### DATASET EXCERPT
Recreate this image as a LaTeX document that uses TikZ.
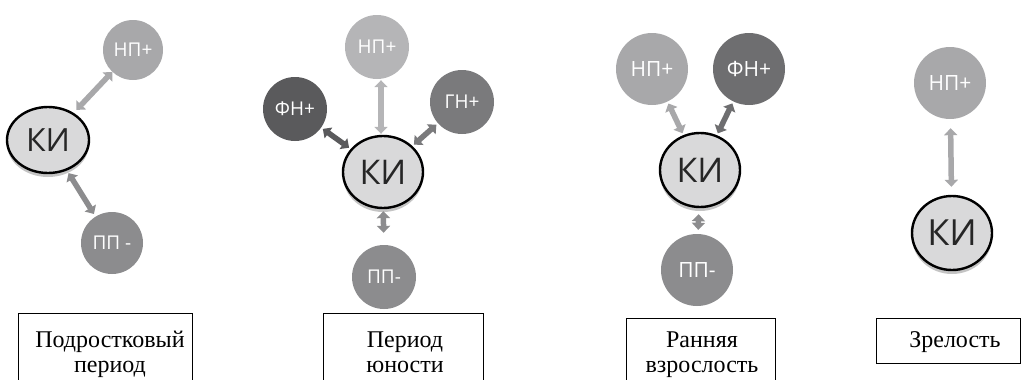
\documentclass[tikz,border=0pt]{standalone}
\usepackage{fontspec}
\setmainfont{Liberation Serif}
\newfontfamily\circfont{Open Sans}
\usetikzlibrary{arrows.meta,shapes.geometric}
\definecolor{cNP}{HTML}{A8A8AA}
\definecolor{cFNa}{HTML}{5A5A5C}
\definecolor{cFNb}{HTML}{6E6E70}
\definecolor{cGN}{HTML}{7A7A7C}
\definecolor{cPP}{HTML}{8C8C8E}
\definecolor{cKI}{HTML}{D9D9DA}
\definecolor{cShadow}{HTML}{C4C4C4}
\tikzset{
  bub/.style={circle, inner sep=0pt, text=white, font=\circfont\fontsize{#1}{#1}\selectfont},
  kinode/.style={ellipse, draw=black, line width=2.4pt, fill=cKI, inner sep=0pt, text=black!85, font=\circfont\fontsize{#1}{#1}\selectfont},
  dbl/.style={line width=5.5pt, {Triangle[width=13pt,length=7pt]}-{Triangle[width=13pt,length=7pt]}},
  lbl/.style={align=center, font=\fontsize{24}{25}\selectfont, inner sep=0pt, anchor=base},
  frame/.style={draw=black, line width=0.8pt}
}
\begin{document}
\begin{tikzpicture}[x=1pt,y=-1pt]
\useasboundingbox (0,0) rectangle (1021,380);
% ---------------- Panel 1
\fill[cShadow] (48,144) ellipse [x radius=41, y radius=33];
\node[kinode=32, minimum width=82pt, minimum height=66pt] (ki1) at (48,140) {КИ};
\node[bub=19, fill=cNP, minimum size=60pt] (np1) at (133,50) {НП+};
\node[bub=19, fill=cPP, minimum size=62pt] (pp1) at (112,243) {ПП -};
\draw[dbl, draw=cNP, shorten <=4pt] (ki1) -- (np1);
\draw[dbl, draw=cPP, shorten <=3pt, shorten >=3pt] (ki1) -- (pp1);
\draw[frame] (18,382) -- (18,313) -- (192,313) -- (192,382);
\node[lbl] (t1) at (110,372) {Подростковый\\период};
% ---------------- Panel 2
\fill[cShadow] (383,176) ellipse [x radius=40, y radius=36];
\node[kinode=34, minimum width=80pt, minimum height=72pt] (ki2) at (383,172) {КИ};
\node[bub=19, fill=cNP!85!white, minimum size=64pt] (np2) at (377,47) {НП+};
\node[bub=19, fill=cFNa, minimum size=64pt] (fn2) at (295,109) {ФН+};
\node[bub=19, fill=cGN, minimum size=64pt] (gn2) at (462,102) {ГН+};
\node[bub=19, fill=cPP, minimum size=64pt] (pp2) at (384,277) {ПП-};
\draw[dbl, draw=cNP!85!white, shorten <=1pt, shorten >=1pt] (ki2.north) ++(-2,0) coordinate (k2n) -- (k2n |- np2.south);
\draw[dbl, draw=cFNa, shorten <=2pt, shorten >=2pt] (ki2) -- (fn2);
\draw[dbl, draw=cGN, shorten <=2pt, shorten >=2pt] (ki2) -- (gn2);
\draw[dbl, draw=cPP, shorten <=2pt, shorten >=12pt] (ki2) -- (pp2);
\draw[frame] (323,382) -- (323,313) -- (483,313) -- (483,382);
\node[lbl] (t2) at (405,372) {Период\\юности};
% ---------------- Panel 3
\fill[cShadow] (700,174) ellipse [x radius=40, y radius=37];
\node[kinode=34, minimum width=80pt, minimum height=74pt] (ki3) at (700,170) {КИ};
\node[bub=21, fill=cNP, minimum size=72pt] (np3) at (652,69) {НП+};
\node[bub=21, fill=cFNb, minimum size=72pt] (fn3) at (749,69) {ФН+};
\node[bub=21, fill=cPP, minimum size=72pt] (pp3) at (697,270) {ПП-};
\draw[dbl, draw=cNP, shorten <=2pt, shorten >=2pt] (ki3) -- (np3);
\draw[dbl, draw=cFNb, shorten <=2pt, shorten >=2pt] (ki3) -- (fn3);
\draw[dbl, draw=cPP, shorten <=6pt, shorten >=4pt] (ki3) -- (pp3);
\draw[frame] (626,382) -- (626,318) -- (775,318) -- (775,382);
\node[lbl] (t3) at (702,372) {Ранняя\\взрослость};
% ---------------- Panel 4
\fill[cShadow] (952,237) ellipse [x radius=40, y radius=37];
\node[kinode=36, minimum width=80pt, minimum height=74pt] (ki4) at (952,233) {КИ};
\node[bub=21, fill=cNP, minimum size=72pt] (np4) at (950,83) {НП+};
\draw[dbl, draw=cNP, shorten <=8pt, shorten >=9pt] (ki4) -- (np4);
\draw[frame] (876,318) rectangle (1020.5,363);
\node[lbl] (t4) at (955,347) {Зрелость};
\end{tikzpicture}
\end{document}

### CHALLENGE
Write the listing out a second time exactly, dropping all images.

### TASK RESULT
Recreate this image as a LaTeX document that uses TikZ.
\documentclass[tikz,border=0pt]{standalone}
\usepackage{fontspec}
\setmainfont{Liberation Serif}
\newfontfamily\circfont{Open Sans}
\usetikzlibrary{arrows.meta,shapes.geometric}
\definecolor{cNP}{HTML}{A8A8AA}
\definecolor{cFNa}{HTML}{5A5A5C}
\definecolor{cFNb}{HTML}{6E6E70}
\definecolor{cGN}{HTML}{7A7A7C}
\definecolor{cPP}{HTML}{8C8C8E}
\definecolor{cKI}{HTML}{D9D9DA}
\definecolor{cShadow}{HTML}{C4C4C4}
\tikzset{
  bub/.style={circle, inner sep=0pt, text=white, font=\circfont\fontsize{#1}{#1}\selectfont},
  kinode/.style={ellipse, draw=black, line width=2.4pt, fill=cKI, inner sep=0pt, text=black!85, font=\circfont\fontsize{#1}{#1}\selectfont},
  dbl/.style={line width=5.5pt, {Triangle[width=13pt,length=7pt]}-{Triangle[width=13pt,length=7pt]}},
  lbl/.style={align=center, font=\fontsize{24}{25}\selectfont, inner sep=0pt, anchor=base},
  frame/.style={draw=black, line width=0.8pt}
}
\begin{document}
\begin{tikzpicture}[x=1pt,y=-1pt]
\useasboundingbox (0,0) rectangle (1021,380);
% ---------------- Panel 1
\fill[cShadow] (48,144) ellipse [x radius=41, y radius=33];
\node[kinode=32, minimum width=82pt, minimum height=66pt] (ki1) at (48,140) {КИ};
\node[bub=19, fill=cNP, minimum size=60pt] (np1) at (133,50) {НП+};
\node[bub=19, fill=cPP, minimum size=62pt] (pp1) at (112,243) {ПП -};
\draw[dbl, draw=cNP, shorten <=4pt] (ki1) -- (np1);
\draw[dbl, draw=cPP, shorten <=3pt, shorten >=3pt] (ki1) -- (pp1);
\draw[frame] (18,382) -- (18,313) -- (192,313) -- (192,382);
\node[lbl] (t1) at (110,372) {Подростковый\\период};
% ---------------- Panel 2
\fill[cShadow] (383,176) ellipse [x radius=40, y radius=36];
\node[kinode=34, minimum width=80pt, minimum height=72pt] (ki2) at (383,172) {КИ};
\node[bub=19, fill=cNP!85!white, minimum size=64pt] (np2) at (377,47) {НП+};
\node[bub=19, fill=cFNa, minimum size=64pt] (fn2) at (295,109) {ФН+};
\node[bub=19, fill=cGN, minimum size=64pt] (gn2) at (462,102) {ГН+};
\node[bub=19, fill=cPP, minimum size=64pt] (pp2) at (384,277) {ПП-};
\draw[dbl, draw=cNP!85!white, shorten <=1pt, shorten >=1pt] (ki2.north) ++(-2,0) coordinate (k2n) -- (k2n |- np2.south);
\draw[dbl, draw=cFNa, shorten <=2pt, shorten >=2pt] (ki2) -- (fn2);
\draw[dbl, draw=cGN, shorten <=2pt, shorten >=2pt] (ki2) -- (gn2);
\draw[dbl, draw=cPP, shorten <=2pt, shorten >=12pt] (ki2) -- (pp2);
\draw[frame] (323,382) -- (323,313) -- (483,313) -- (483,382);
\node[lbl] (t2) at (405,372) {Период\\юности};
% ---------------- Panel 3
\fill[cShadow] (700,174) ellipse [x radius=40, y radius=37];
\node[kinode=34, minimum width=80pt, minimum height=74pt] (ki3) at (700,170) {КИ};
\node[bub=21, fill=cNP, minimum size=72pt] (np3) at (652,69) {НП+};
\node[bub=21, fill=cFNb, minimum size=72pt] (fn3) at (749,69) {ФН+};
\node[bub=21, fill=cPP, minimum size=72pt] (pp3) at (697,270) {ПП-};
\draw[dbl, draw=cNP, shorten <=2pt, shorten >=2pt] (ki3) -- (np3);
\draw[dbl, draw=cFNb, shorten <=2pt, shorten >=2pt] (ki3) -- (fn3);
\draw[dbl, draw=cPP, shorten <=6pt, shorten >=4pt] (ki3) -- (pp3);
\draw[frame] (626,382) -- (626,318) -- (775,318) -- (775,382);
\node[lbl] (t3) at (702,372) {Ранняя\\взрослость};
% ---------------- Panel 4
\fill[cShadow] (952,237) ellipse [x radius=40, y radius=37];
\node[kinode=36, minimum width=80pt, minimum height=74pt] (ki4) at (952,233) {КИ};
\node[bub=21, fill=cNP, minimum size=72pt] (np4) at (950,83) {НП+};
\draw[dbl, draw=cNP, shorten <=8pt, shorten >=9pt] (ki4) -- (np4);
\draw[frame] (876,318) rectangle (1020.5,363);
\node[lbl] (t4) at (955,347) {Зрелость};
\end{tikzpicture}
\end{document}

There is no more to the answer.